If President Donald Trump doesn’t have enough on his plate with an impeachment inquiry, several investigations, and an upcoming election, he will now have to worry about thousands of witches who cast a “binding spell” on him.
Late last night at 11:59 pm, thousands of witches from around the world cast a spell to “bind Donald Trump and all those who abet him”. The ritual is intended to be performed during every waning crescent moon until he is no longer serving as President of the United States. The ritual they conducted was not intended to harm the President like a curse or a hex would do. Instead, its purpose was to benefit the country by making sure that Trump’s actions wouldn’t cause any more harm to the U.S.

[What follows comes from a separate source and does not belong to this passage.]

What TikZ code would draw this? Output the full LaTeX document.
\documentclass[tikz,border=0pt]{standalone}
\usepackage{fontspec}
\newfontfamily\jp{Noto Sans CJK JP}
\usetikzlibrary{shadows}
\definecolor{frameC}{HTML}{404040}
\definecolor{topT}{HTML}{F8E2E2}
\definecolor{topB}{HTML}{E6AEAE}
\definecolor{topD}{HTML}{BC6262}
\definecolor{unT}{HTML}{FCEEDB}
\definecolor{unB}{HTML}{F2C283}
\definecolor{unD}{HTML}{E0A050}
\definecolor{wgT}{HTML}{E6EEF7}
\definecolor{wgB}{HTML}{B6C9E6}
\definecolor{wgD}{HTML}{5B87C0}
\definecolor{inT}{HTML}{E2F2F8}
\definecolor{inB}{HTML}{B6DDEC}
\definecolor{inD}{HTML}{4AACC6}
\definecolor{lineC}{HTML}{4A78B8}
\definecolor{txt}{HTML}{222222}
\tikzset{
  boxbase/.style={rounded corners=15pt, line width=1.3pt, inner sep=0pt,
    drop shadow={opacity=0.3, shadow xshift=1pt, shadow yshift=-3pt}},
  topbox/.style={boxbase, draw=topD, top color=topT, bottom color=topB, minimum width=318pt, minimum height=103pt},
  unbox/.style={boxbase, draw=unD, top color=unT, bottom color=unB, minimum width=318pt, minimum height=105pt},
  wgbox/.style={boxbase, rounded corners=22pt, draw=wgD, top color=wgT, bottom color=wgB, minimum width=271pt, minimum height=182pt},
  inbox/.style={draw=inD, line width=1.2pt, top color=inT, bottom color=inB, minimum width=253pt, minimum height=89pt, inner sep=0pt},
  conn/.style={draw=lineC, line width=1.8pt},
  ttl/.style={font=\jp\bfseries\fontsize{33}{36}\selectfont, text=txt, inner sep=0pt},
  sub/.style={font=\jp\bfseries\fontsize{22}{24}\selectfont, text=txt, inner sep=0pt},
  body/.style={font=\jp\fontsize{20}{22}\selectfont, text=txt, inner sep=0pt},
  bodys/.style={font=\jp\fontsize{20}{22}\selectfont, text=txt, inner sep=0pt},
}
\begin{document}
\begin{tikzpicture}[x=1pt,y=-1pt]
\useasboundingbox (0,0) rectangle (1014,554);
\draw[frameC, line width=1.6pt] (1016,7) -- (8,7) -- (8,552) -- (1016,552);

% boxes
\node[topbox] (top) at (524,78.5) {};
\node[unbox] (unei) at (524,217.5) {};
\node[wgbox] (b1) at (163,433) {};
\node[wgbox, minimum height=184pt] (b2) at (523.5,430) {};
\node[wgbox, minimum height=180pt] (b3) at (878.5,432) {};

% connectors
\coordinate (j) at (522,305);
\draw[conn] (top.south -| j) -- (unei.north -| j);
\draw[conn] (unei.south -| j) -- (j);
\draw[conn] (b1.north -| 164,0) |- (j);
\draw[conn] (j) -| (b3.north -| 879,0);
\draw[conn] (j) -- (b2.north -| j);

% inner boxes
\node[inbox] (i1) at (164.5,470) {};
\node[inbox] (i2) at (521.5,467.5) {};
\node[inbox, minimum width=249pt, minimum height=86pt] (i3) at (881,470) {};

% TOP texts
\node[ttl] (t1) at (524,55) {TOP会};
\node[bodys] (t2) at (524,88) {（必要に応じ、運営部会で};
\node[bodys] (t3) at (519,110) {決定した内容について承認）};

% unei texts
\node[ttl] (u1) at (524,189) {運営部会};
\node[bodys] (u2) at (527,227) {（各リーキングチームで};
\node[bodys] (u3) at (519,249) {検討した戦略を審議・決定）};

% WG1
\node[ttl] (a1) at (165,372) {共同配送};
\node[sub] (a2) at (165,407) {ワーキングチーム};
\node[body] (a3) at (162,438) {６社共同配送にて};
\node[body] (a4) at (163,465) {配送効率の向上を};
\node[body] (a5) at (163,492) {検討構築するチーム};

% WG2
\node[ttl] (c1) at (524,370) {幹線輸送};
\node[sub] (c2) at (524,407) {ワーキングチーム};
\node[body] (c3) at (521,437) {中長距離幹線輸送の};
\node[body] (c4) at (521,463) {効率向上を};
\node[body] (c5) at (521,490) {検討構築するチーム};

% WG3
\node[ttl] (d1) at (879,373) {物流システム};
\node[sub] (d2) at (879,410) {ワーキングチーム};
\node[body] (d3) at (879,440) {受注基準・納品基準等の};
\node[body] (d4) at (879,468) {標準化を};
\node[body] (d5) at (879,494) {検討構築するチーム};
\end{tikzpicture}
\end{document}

In order for the ritual to have been performed correctly, they needed several important items, such as an unpleasant picture of Trump, a tarot card, the stub of an orange-colored candle, a feather, and a pin. Once they have all of the necessary items, they ask the “heavenly hosts, demons of the infernal realms, and spirits of the ancestors” to bind the President “so that his malignant works may fail utterly”.
This actually isn’t the first time that witches have attempted to cast a spell on Trump. Back in 2017 during his inauguration, several witches tried casting a spell on him. There is even a Facebook group with around 13,000 members who have been casting regular spells on the President since he took office. And Trump isn’t the only one who has had spells cast on him. Just last year, the witches hosted a ritual to hex Supreme Court Justice Brett Kavanaugh.
According to research conducted by Trinity College in Connecticut, witchcraft has been rising steadily since the 1990s in the United States. Back in 1990, there were approximately 8,000 Wiccans in the entire country. Just 18 years later, in 2008, the number skyrocketed to 340,000 people. In fact, the Pew Research Center revealed that between 1 and 1.5 million people (or 0.4% of the entire American population) identify themselves as being Wicca or Pagan.
While some people say that rituals are just for fun and that no harm will be done, there is the possibility that evil things can happen. Father Vincent Lampert, who is a Roman Catholic priest as well as the designated exorcist for the Archdiocese of Indianapolis, told The Washington Examiner, “Some of them may be doing it thinking it’s just for fun, but they are gambling with evil, and just because their motive is one way doesn’t mean they’re not opening up an entry point for evil in their own life.”
He continued on by giving a very serious warning to those who practice witchcraft to be very careful of something evil pretending to be good. “I think evil will present itself as something good, maybe initially to attract people’s attention, to draw people in, but then ultimately people are going to discover it’s all about fracturing their lives,” he said.
Whether the “binding spell” will have a positive or negative effect (or no effect at all) on President Trump remains to be seen.